Frustrated With Film Marketing

Just being real for a minute.

I spent a year and a half making a documentary that people in the target audience like. It’s far from perfect, but it’s been very well received. Here’s a short trailer I cut together highlighting some of the viewer reviews:

It’s the best thing I’ve ever made. So far.

So, I did a TVOD release, made it available for rental and sale. I marketed the film, did the email list thing, did the direct marketing to the target audience thing. I used social media to find audiences.

After the sales dried up, I started down the road of SVOD. Specifically focusing on Amazon Prime.

Now, I’ve written before about how terrible Prime royalty rates are. Basically, when people watch my movie all the way through, Amazon gives me $0.12. Twelve cents…

But, hey, everyone says that SVOD is how people want to view indie films. Even the people I know who took a survey about it said the same thing. People are more likely to watch through an SVOD or AVOD platform. So we just have to get more people to watch it.

And that brings me to the biggest frustration. I have not been able to find a way to advertise the movie to a targeted audience in a way that actually makes money.

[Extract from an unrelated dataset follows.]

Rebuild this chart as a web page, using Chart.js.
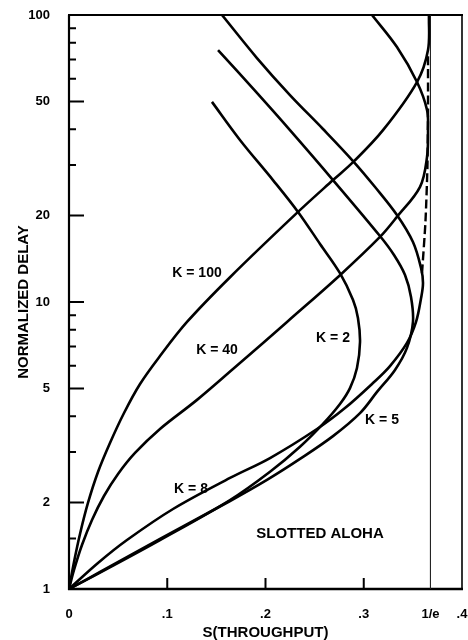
<!DOCTYPE html>
<html>
<head>
<meta charset="utf-8">
<title>Slotted ALOHA delay vs throughput</title>
<script src="https://cdn.jsdelivr.net/npm/chart.js"></script>
<style>
  html, body { margin: 0; padding: 0; background: #fff; }
  canvas { display: block; }
</style>
</head>
<body>
<canvas id="aloha" width="468" height="640"></canvas>
<script>
// Normalized delay (log scale) against throughput S, one curve per population size K
const INV_E = 1 / Math.E;

// [S, delay] pairs, traced from light load round the capacity knee and back
const k2 = [[0, 1], [0.0316, 1.14], [0.0926, 1.48], [0.1639, 2.04], [0.2046, 2.56], [0.2351, 3.13],
  [0.2585, 3.76], [0.2758, 4.41], [0.286, 5.01], [0.2931, 5.89], [0.2962, 7.25], [0.2941, 8.8],
  [0.2891, 10.16], [0.2758, 12.6], [0.2555, 15.93], [0.2331, 20.6], [0.2076, 26.6], [0.174, 36.7],
  [0.1455, 49.8]];
const k5 = [[0, 1], [0.0316, 1.146], [0.0926, 1.494], [0.1639, 2.026], [0.2015, 2.4], [0.2351, 2.84],
  [0.2687, 3.41], [0.2962, 4.1], [0.3135, 4.86], [0.3318, 5.8], [0.344, 6.92], [0.3501, 8.52],
  [0.3481, 10.41], [0.342, 12.42], [0.3308, 14.58], [0.3165, 16.98], [0.2687, 26.6], [0.2249, 39.7],
  [0.1913, 53.5], [0.1517, 75.5]];
const k8 = [[0, 1], [0.0295, 1.232], [0.059, 1.481], [0.1059, 1.9], [0.1639, 2.437], [0.2046, 2.86],
  [0.2524, 3.61], [0.2809, 4.27], [0.3094, 5.22], [0.3267, 5.98], [0.344, 7.2], [0.3532, 8.52],
  [0.3583, 10.3], [0.3603, 11.65], [0.3583, 13.14], [0.3501, 16.18], [0.3338, 20.1], [0.3115, 25.16],
  [0.2891, 30.99], [0.2585, 40.07], [0.2249, 52.6], [0.1913, 70.8], [0.1557, 100]];
const k40 = [[0, 1], [0.0051, 1.165], [0.0132, 1.423], [0.0234, 1.74], [0.0356, 2.109], [0.0499, 2.516],
  [0.0672, 2.978], [0.0926, 3.61], [0.1303, 4.56], [0.1669, 5.84], [0.1975, 7.2], [0.2219, 8.52],
  [0.2758, 12.4], [0.3165, 16.85], [0.3338, 19.8], [0.3573, 25.2], [0.3644, 32.0], [0.3654, 39.7],
  [0.3644, 46.7], [0.3542, 58.4], [0.3338, 77.3], [0.3084, 100]];
const k100 = [[0, 1], [0.0051, 1.242], [0.0112, 1.555], [0.0193, 1.994], [0.0295, 2.557], [0.0417, 3.227],
  [0.056, 4.105], [0.0723, 5.18], [0.0926, 6.48], [0.1201, 8.52], [0.1639, 12.2], [0.2331, 20.6],
  [0.2687, 26.6], [0.2891, 30.7], [0.3196, 39.7], [0.3542, 58.4], [0.3654, 75.5], [0.3664, 100]];
// locus of the knees for the larger populations (dashed)
const envelope = [[0.3593, 12.6], [0.3628, 19.0], [0.3648, 29.5], [0.3654, 46.7], [0.3654, 73.7]];

const xTicks = [0, 0.1, 0.2, 0.3, INV_E, 0.4];
const xTickLabels = ['0', '.1', '.2', '.3', '1/e', '.4'];
const xInnerTicks = [0.1, 0.2, 0.3];
const yTicks = [1, 2, 5, 10, 20, 50, 100];
const yMinorTicks = [1.5, 3, 4, 6, 7, 8, 9, 30, 40, 60, 70, 80, 90];

const curveLabels = [
  { text: 'K = 100', s: 0.1303, d: 12.6 },
  { text: 'K = 40', s: 0.1506, d: 6.8 },
  { text: 'K = 2', s: 0.2687, d: 7.49 },
  { text: 'K = 5', s: 0.3186, d: 3.88 },
  { text: 'K = 8', s: 0.1242, d: 2.23 }
];
const FONT = '"Liberation Sans", Arial, Helvetica, sans-serif';

const toPoints = arr => arr.map(p => ({ x: p[0], y: p[1] }));

// frame, inward tick marks and the in-plot text
const axisFrame = {
  id: 'axisFrame',
  beforeDatasetsDraw(chart) {
    const { ctx, chartArea: a, scales: { x, y } } = chart;
    ctx.save();
    ctx.strokeStyle = '#000';
    ctx.lineWidth = 2;
    ctx.beginPath();
    yTicks.forEach(v => {
      const py = y.getPixelForValue(v);
      ctx.moveTo(a.left, py); ctx.lineTo(a.left + 15, py);
    });
    yMinorTicks.forEach(v => {
      const py = y.getPixelForValue(v);
      ctx.moveTo(a.left, py); ctx.lineTo(a.left + 7, py);
    });
    xInnerTicks.forEach(v => {
      const px = x.getPixelForValue(v);
      ctx.moveTo(px, a.bottom); ctx.lineTo(px, a.bottom - 11);
    });
    ctx.stroke();

    const edge = (w, x1, y1, x2, y2) => {
      ctx.lineWidth = w;
      ctx.beginPath(); ctx.moveTo(x1, y1); ctx.lineTo(x2, y2); ctx.stroke();
    };
    edge(2.2, a.left, a.top, a.left, a.bottom + 1);
    edge(2.4, a.left - 1, a.bottom, a.right + 1, a.bottom);
    edge(2, a.left - 1, a.top, a.right + 1, a.top);
    edge(1.6, a.right, a.top, a.right, a.bottom);
    ctx.restore();
  },
  afterDatasetsDraw(chart) {
    const { ctx, scales: { x, y } } = chart;
    ctx.save();
    ctx.fillStyle = '#000';
    ctx.textAlign = 'center';
    ctx.textBaseline = 'middle';
    ctx.font = 'bold 14px ' + FONT;
    curveLabels.forEach(l => ctx.fillText(l.text, x.getPixelForValue(l.s), y.getPixelForValue(l.d)));
    ctx.font = 'bold 15px ' + FONT;
    ctx.fillText('SLOTTED ALOHA', x.getPixelForValue(0.2555), y.getPixelForValue(1.555));
    ctx.restore();
  }
};

const curve = (data, extra) => Object.assign({
  data: toPoints(data),
  showLine: true,
  borderColor: '#000',
  borderWidth: 2.6,
  pointRadius: 0,
  tension: 0.35,
  fill: false
}, extra || {});

const tickFont = { family: FONT, size: 13, weight: 'bold' };
const titleFont = { family: FONT, size: 15, weight: 'bold', lineHeight: 1 };

new Chart(document.getElementById('aloha'), {
  type: 'scatter',
  data: {
    datasets: [
      curve(k2), curve(k5), curve(k8), curve(k40), curve(k100),
      curve(envelope, { borderDash: [9, 4], borderWidth: 2.4, tension: 0.2 }),
      curve([[INV_E, 1], [INV_E, 100]], { borderWidth: 1.1, borderColor: '#222', tension: 0 })
    ]
  },
  options: {
    responsive: false,
    animation: false,
    devicePixelRatio: 1,
    layout: { padding: { top: 15, right: 6, left: 0, bottom: 0 } },
    plugins: { legend: { display: false }, tooltip: { enabled: false } },
    scales: {
      x: {
        type: 'linear', min: 0, max: 0.4,
        afterBuildTicks: s => { s.ticks = xTicks.map(v => ({ value: v })); },
        afterFit: s => { s.height = 51; s.paddingLeft = 0; s.paddingRight = 0; },
        ticks: { autoSkip: false, maxRotation: 0, padding: 10, color: '#000', font: tickFont,
          callback: (v, i) => xTickLabels[i] },
        grid: { display: false },
        border: { display: false },
        title: { display: true, text: 'S(THROUGHPUT)', color: '#000', font: titleFont, padding: 0 }
      },
      y: {
        type: 'logarithmic', min: 1, max: 100,
        afterBuildTicks: s => { s.ticks = yTicks.map(v => ({ value: v })); },
        afterFit: s => { s.width = 69; s.paddingTop = 0; s.paddingBottom = 0; },
        ticks: { autoSkip: false, padding: 11, color: '#000', font: tickFont,
          callback: v => String(v) },
        grid: { display: false },
        border: { display: false },
        title: { display: true, text: 'NORMALIZED DELAY', color: '#000', font: titleFont,
          padding: { top: 16, bottom: 0 } }
      }
    }
  },
  plugins: [axisFrame]
});
</script>
</body>
</html>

I’m not talking about getting rich. I’m talking about making back the money it cost to make the film. Generating profit enough to make another one.

I have identified a great audience through Facebook, with about 370,000 members. Every time I run a brand awareness or traffic campaign I get great results. Sounds awesome, right?

Sure, if you can get people to watch for less than $0.12 a view, it’s great. But I have not been able to spend less than $0.40 per click. That’s just per click, it doesn’t mean people who click actually watch the whole thing. And sometimes it costs more, even up to $3.30 per click, using Facebook’s bid/auction placement.

When I ask experts on social media ads, they don’t have an answer. Most of the time they talk about using email lists, and building audiences. That’s great. Good advice when you’re making a movie.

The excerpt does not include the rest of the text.